Türkiye-Azerbaycan arasındaki ikili ticaret hacmini nasıl daha da
artıracağız bunları konuştuk. Azerbaycan'ın petrol dışı
sektörlerine yatırımlarımız, 3 milyar dolar seviyesine ulaştı.
Türkiye Azerbaycan'ın petrol dışı sektörlerinde en büyük yatırımcı
konumuna gelmiştir.''
''İYOT GİBİ AÇIĞA ÇIKTILAR''
Bakü-Tiflis-Ceyhan, Bakü-Tiflis-Erzurum ve Kars-Tiflis-Bakü demir
yolu ile eski ''İpek Yolu''nu şimdi yeni bir yapılandırmayla demir
yolu haline getirmeye çalıştıklarını dile getiren Erdoğan, şunları
söyledi:
''Bizi birbirimize düşürmek, hükümetimizi töhmet altında bırakmak
isteyenler, spekülatif ve yalan haberler üzerinden kardeşliğimizi
gölgelemeye çalışanlar hiç boşuna uğraşmasınlar. İçerden de buna
gayret edenler var, dışardan da buna gayret edenler var. Bunların
samimiyeti bizim ziyaretimizle bozuldu ve bu ortaya çıktı. İyot
gibi açığa çıktılar, açıkta kaldılar. Bakıyorsunuz ki adam
hayatında Azerbaycan'ın yolunu bilmiyor, bizi kalkmış Azerbaycan
ile karşı karşıya getirmeye çalışıyor. Kaç kere Azerbaycan'a
gittin, kaç kere Azerbaycan ile bu tür görüşmeler yaptın?
Azerbaycan'da birliğin bozulması için gayret sarf edenler,
Türkiye'nin Azerbaycan'a bakışını eleştiriyor. Olacak iş
değil.''
ERDOĞAN'IN HEDEF TAHTASINDA
MUHALEFET VAR!
HABERİN DEVAMINDA...
'BİZ DİPLOMASİ DİYORUZ'
Muhalefetin Kıbrıs
konusundaki tavrını eleştiren Erdoğan, ''(Kıbrıs'ı verdi) dediler.

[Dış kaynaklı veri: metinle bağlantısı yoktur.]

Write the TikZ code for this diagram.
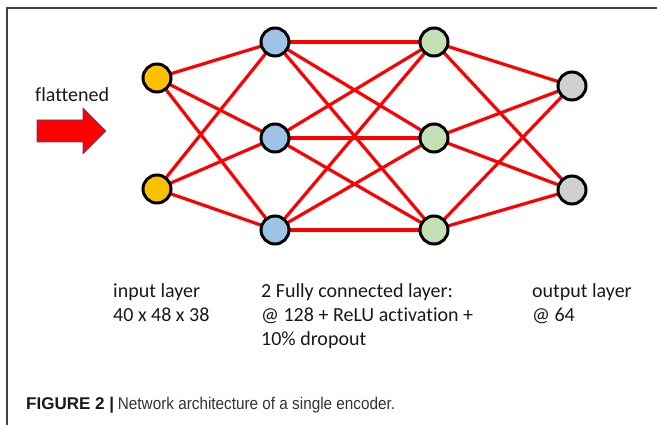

Dedim ki; 'Neyi verdik, bana söyleyin'. Şu anda sadece yapılan bir
şey var. Nedir o? Güney Kıbrıs yönetiminin başkanı Hristofyas ile
Kuzey Kıbrıs Türk Cumhuriyeti'nin Cumhurbaşkanı Mehmet Ali Talat'ın
bir araya gelerek oturup konuşmalarıdır. Konuşmadan sorun
halledilebilir mi? Ya kavga edeceksiniz ya savaşacaksınız. Artık
savaşlardan mı yana olacağız yoksa diplomasiyle mi işleri
çözeceğiz. Mesele bu. Biz 'diplomasi' diyoruz, 'güçlü diplomasi'
diyoruz ve bu güçlü diplomasi ile göründüğü gibi her yere ulaşmanın
gayreti içerisindeyiz'' diye konuştu.
Başbakan Erdoğan, Azerbaycan ile Ermenistan'ı da bu amaçla bir
araya getirmek istediklerine dikkati çekerek, bir araya gelinmeden
sorunların çözülemeyeceğini vurguladı.
Muhalefet liderlerinin bu çabaları farklı yönlere çekmeye
çalışarak, ''Türkiye el altından gizli gizli Ermenilerle iş
bağlıyor'' gibi laflar ettiklerini ifade eden Erdoğan, şunları
söyledi:
''Yazıklar olsun. Koca koca genel başkanlar bu lafları
ediyor. Bu ülkenin başbakanı böyle bir şey söylemediği halde, bu
işin bizim için anlamını anlattığı halde... Ermenistan
sınırlarımız niçin kapatılmıştır. Dağlık Karabağ ya da Yukarı
Karabağ işgaliyle bizim sınırlarımız kapatılmıştır. O aşıldığı anda
kapılar da açılır. Olay bu kadar basit... Dürüst davranın,
gölgelemeye çalışmayın, iftira atmayın. Bir belgeyle gelin 'AK
Parti iktidarı şunu yaptı' deyin.''
Anayasa değişikliği çalışmaları konusunda muhalefete ''gelin
beraber çalışalım, beraber ortaya bir şeyler koyalım, eksik var mı
varsa hadi beraber çalışalım'' deyince ''Siz bakın, bize gönderin
ondan sonra bakalım'' yanıtını aldıklarını belirten Erdoğan,
muhalefetin ''Biz bu işin içinde yokuz'' diyemediğini, mutabakat,
uzlaşma denildiğinde ''biz uzlaşmadan yanayız'' demesine rağmen
''hadi uzlaşma'' deyince ortada kimse bulamadıklarını anlattı.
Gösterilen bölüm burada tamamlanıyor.